The extractor keeps page-by-page results so you can audit where text came from, then copy everything at once or download structured JSON for automation and data processing workflows.
Private PDF text extraction
Your PDF is parsed in your browser with PDF.js. Files are not uploaded to a server, and extracted text stays on your device.
How to Extract Text from a PDF
Upload
Choose a PDF file or drag it into the upload area.
Extract
The tool parses each page and builds editable text in your browser.
Review
Check the combined text or expand individual page results.
Export
Copy the text, download TXT, or save JSON with page-level stats.
Best Uses
Document review
- Extract paragraphs from contracts, policies, and legal documents.
- Pull searchable text from reports, white papers, and PDF guides.
- Copy table-adjacent content before cleaning it in a spreadsheet or editor.
- Save page-by-page JSON for audit trails and downstream processing.
Research and data cleanup
- Convert PDF text into plain text for search, summarization, or notes.
- Prepare extracted content for regex tools, text cleaners, and duplicate removal.

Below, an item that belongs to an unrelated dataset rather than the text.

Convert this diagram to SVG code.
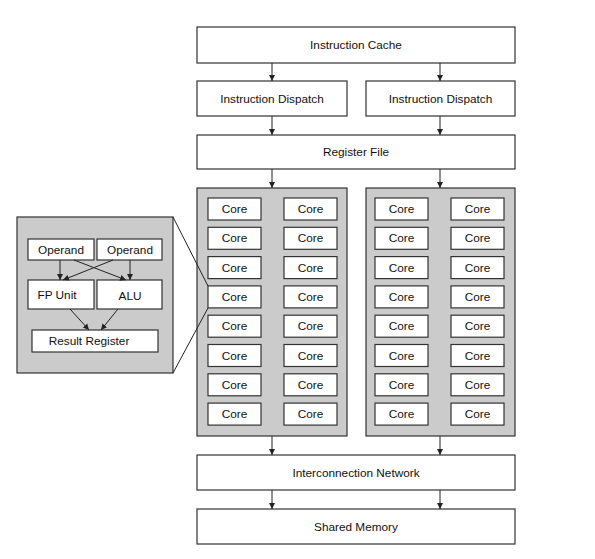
<svg xmlns="http://www.w3.org/2000/svg" width="595" height="559" viewBox="0 0 595 559">
<style>
.box{fill:#fff;stroke:#333;stroke-width:1.2}
.panel{fill:#cbcbcb;stroke:#333;stroke-width:1.2}
.t{font-family:"Liberation Sans",Arial,sans-serif;font-size:11.8px;fill:#111;text-anchor:middle;dominant-baseline:central}
.c{stroke:#222;stroke-width:1;fill:none}
</style>
<defs>
<marker id="ah" viewBox="0 0 6 8" refX="6" refY="4" markerWidth="6" markerHeight="8" markerUnits="userSpaceOnUse" orient="auto">
<path d="M0,1 L6,4 L0,7 Z" fill="#222"/>
</marker>
</defs>
<rect width="595" height="559" fill="#fff"/>
<g id="icache"><rect class="box" x="197" y="27" width="318" height="36"/><text class="t" x="356" y="45">Instruction Cache</text></g>
<g id="dispatch1"><rect class="box" x="197" y="81" width="150" height="35"/><text class="t" x="272" y="98.5">Instruction Dispatch</text></g>
<g id="dispatch2"><rect class="box" x="366" y="81" width="149" height="35"/><text class="t" x="440.5" y="98.5">Instruction Dispatch</text></g>
<g id="regfile"><rect class="box" x="197" y="135" width="318" height="34"/><text class="t" x="356" y="152">Register File</text></g>
<g id="cores1">
<rect class="panel" x="197" y="188" width="150" height="248"/>
<g id="c1">
<rect class="box" x="208" y="198" width="53" height="22"/><text class="t" x="234.5" y="209">Core</text>
<rect class="box" x="208" y="227.3" width="53" height="22"/><text class="t" x="234.5" y="238.3">Core</text>
<rect class="box" x="208" y="256.6" width="53" height="22"/><text class="t" x="234.5" y="267.6">Core</text>
<rect class="box" x="208" y="285.9" width="53" height="22"/><text class="t" x="234.5" y="296.9">Core</text>
<rect class="box" x="208" y="315.2" width="53" height="22"/><text class="t" x="234.5" y="326.2">Core</text>
<rect class="box" x="208" y="344.5" width="53" height="22"/><text class="t" x="234.5" y="355.5">Core</text>
<rect class="box" x="208" y="373.8" width="53" height="22"/><text class="t" x="234.5" y="384.8">Core</text>
<rect class="box" x="208" y="403.1" width="53" height="22"/><text class="t" x="234.5" y="414.1">Core</text>
<rect class="box" x="284" y="198" width="53" height="22"/><text class="t" x="310.5" y="209">Core</text>
<rect class="box" x="284" y="227.3" width="53" height="22"/><text class="t" x="310.5" y="238.3">Core</text>
<rect class="box" x="284" y="256.6" width="53" height="22"/><text class="t" x="310.5" y="267.6">Core</text>
<rect class="box" x="284" y="285.9" width="53" height="22"/><text class="t" x="310.5" y="296.9">Core</text>
<rect class="box" x="284" y="315.2" width="53" height="22"/><text class="t" x="310.5" y="326.2">Core</text>
<rect class="box" x="284" y="344.5" width="53" height="22"/><text class="t" x="310.5" y="355.5">Core</text>
<rect class="box" x="284" y="373.8" width="53" height="22"/><text class="t" x="310.5" y="384.8">Core</text>
<rect class="box" x="284" y="403.1" width="53" height="22"/><text class="t" x="310.5" y="414.1">Core</text>
</g>
</g>
<g id="cores2">
<rect class="panel" x="366" y="188" width="149" height="248"/>
<rect class="box" x="375" y="198" width="53" height="22"/><text class="t" x="401.5" y="209">Core</text>
<rect class="box" x="375" y="227.3" width="53" height="22"/><text class="t" x="401.5" y="238.3">Core</text>
<rect class="box" x="375" y="256.6" width="53" height="22"/><text class="t" x="401.5" y="267.6">Core</text>
<rect class="box" x="375" y="285.9" width="53" height="22"/><text class="t" x="401.5" y="296.9">Core</text>
<rect class="box" x="375" y="315.2" width="53" height="22"/><text class="t" x="401.5" y="326.2">Core</text>
<rect class="box" x="375" y="344.5" width="53" height="22"/><text class="t" x="401.5" y="355.5">Core</text>
<rect class="box" x="375" y="373.8" width="53" height="22"/><text class="t" x="401.5" y="384.8">Core</text>
<rect class="box" x="375" y="403.1" width="53" height="22"/><text class="t" x="401.5" y="414.1">Core</text>
<rect class="box" x="451" y="198" width="53" height="22"/><text class="t" x="477.5" y="209">Core</text>
<rect class="box" x="451" y="227.3" width="53" height="22"/><text class="t" x="477.5" y="238.3">Core</text>
<rect class="box" x="451" y="256.6" width="53" height="22"/><text class="t" x="477.5" y="267.6">Core</text>
<rect class="box" x="451" y="285.9" width="53" height="22"/><text class="t" x="477.5" y="296.9">Core</text>
<rect class="box" x="451" y="315.2" width="53" height="22"/><text class="t" x="477.5" y="326.2">Core</text>
<rect class="box" x="451" y="344.5" width="53" height="22"/><text class="t" x="477.5" y="355.5">Core</text>
<rect class="box" x="451" y="373.8" width="53" height="22"/><text class="t" x="477.5" y="384.8">Core</text>
<rect class="box" x="451" y="403.1" width="53" height="22"/><text class="t" x="477.5" y="414.1">Core</text>
</g>
<g id="network"><rect class="box" x="197" y="455" width="318" height="35"/><text class="t" x="356" y="472.5">Interconnection Network</text></g>
<g id="memory"><rect class="box" x="197" y="509" width="318" height="35"/><text class="t" x="356" y="526.5">Shared Memory</text></g>
<g id="inset">
<rect class="panel" x="17" y="217" width="156" height="156"/>
<g id="op1"><rect class="box" x="28" y="239" width="66" height="21"/><text class="t" x="61" y="249.5">Operand</text></g>
<g id="op2"><rect class="box" x="97" y="239" width="65" height="21"/><text class="t" x="130" y="249.5">Operand</text></g>
<g id="fpu"><rect class="box" x="28" y="280" width="66" height="29"/><text class="t" x="57" y="295">FP Unit</text></g>
<g id="alu"><rect class="box" x="97" y="280" width="65" height="29"/><text class="t" x="130" y="296">ALU</text></g>
<g id="result"><rect class="box" x="32" y="330" width="126" height="22"/><text class="t" x="89" y="341">Result Register</text></g>
</g>
<g id="connectors">
<line class="c" x1="272" y1="63" x2="272" y2="81" marker-end="url(#ah)"/>
<line class="c" x1="440" y1="63" x2="440" y2="81" marker-end="url(#ah)"/>
<line class="c" x1="272" y1="116" x2="272" y2="135" marker-end="url(#ah)"/>
<line class="c" x1="440" y1="116" x2="440" y2="135" marker-end="url(#ah)"/>
<line class="c" x1="272" y1="169" x2="272" y2="188" marker-end="url(#ah)"/>
<line class="c" x1="440" y1="169" x2="440" y2="188" marker-end="url(#ah)"/>
<line class="c" x1="272" y1="436" x2="272" y2="455" marker-end="url(#ah)"/>
<line class="c" x1="440" y1="436" x2="440" y2="455" marker-end="url(#ah)"/>
<line class="c" x1="272" y1="490" x2="272" y2="509" marker-end="url(#ah)"/>
<line class="c" x1="440" y1="490" x2="440" y2="509" marker-end="url(#ah)"/>
<line class="c" x1="60" y1="260" x2="60" y2="280" marker-end="url(#ah)"/>
<line class="c" x1="130" y1="260" x2="130" y2="280" marker-end="url(#ah)"/>
<line class="c" x1="74" y1="260" x2="126" y2="280" marker-end="url(#ah)"/>
<line class="c" x1="113" y1="260" x2="63" y2="280" marker-end="url(#ah)"/>
<line class="c" x1="70" y1="309" x2="89" y2="330" marker-end="url(#ah)"/>
<line class="c" x1="118" y1="309" x2="101" y2="330" marker-end="url(#ah)"/>
<line class="c" x1="173" y1="217" x2="208" y2="286"/>
<line class="c" x1="173" y1="373" x2="208" y2="308"/>
</g>
</svg>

- Count words and characters before publishing or translating content.
- Quickly check whether a PDF has a real text layer or only scanned images.
Notes and Limitations
Scanned PDFs may not contain text
A scanned PDF is often just a set of page images. This extractor reads embedded selectable text, so image-only scans need OCR before text can be extracted.
Layout is approximate
PDFs store text as positioned fragments. The preserve layout option groups fragments into lines, but complex columns, tables, and rotated text may still need cleanup.
Use JSON for automation
JSON export includes page numbers, text, character counts, word counts, and line counts, which makes it easier to feed the output into scripts or document processing pipelines.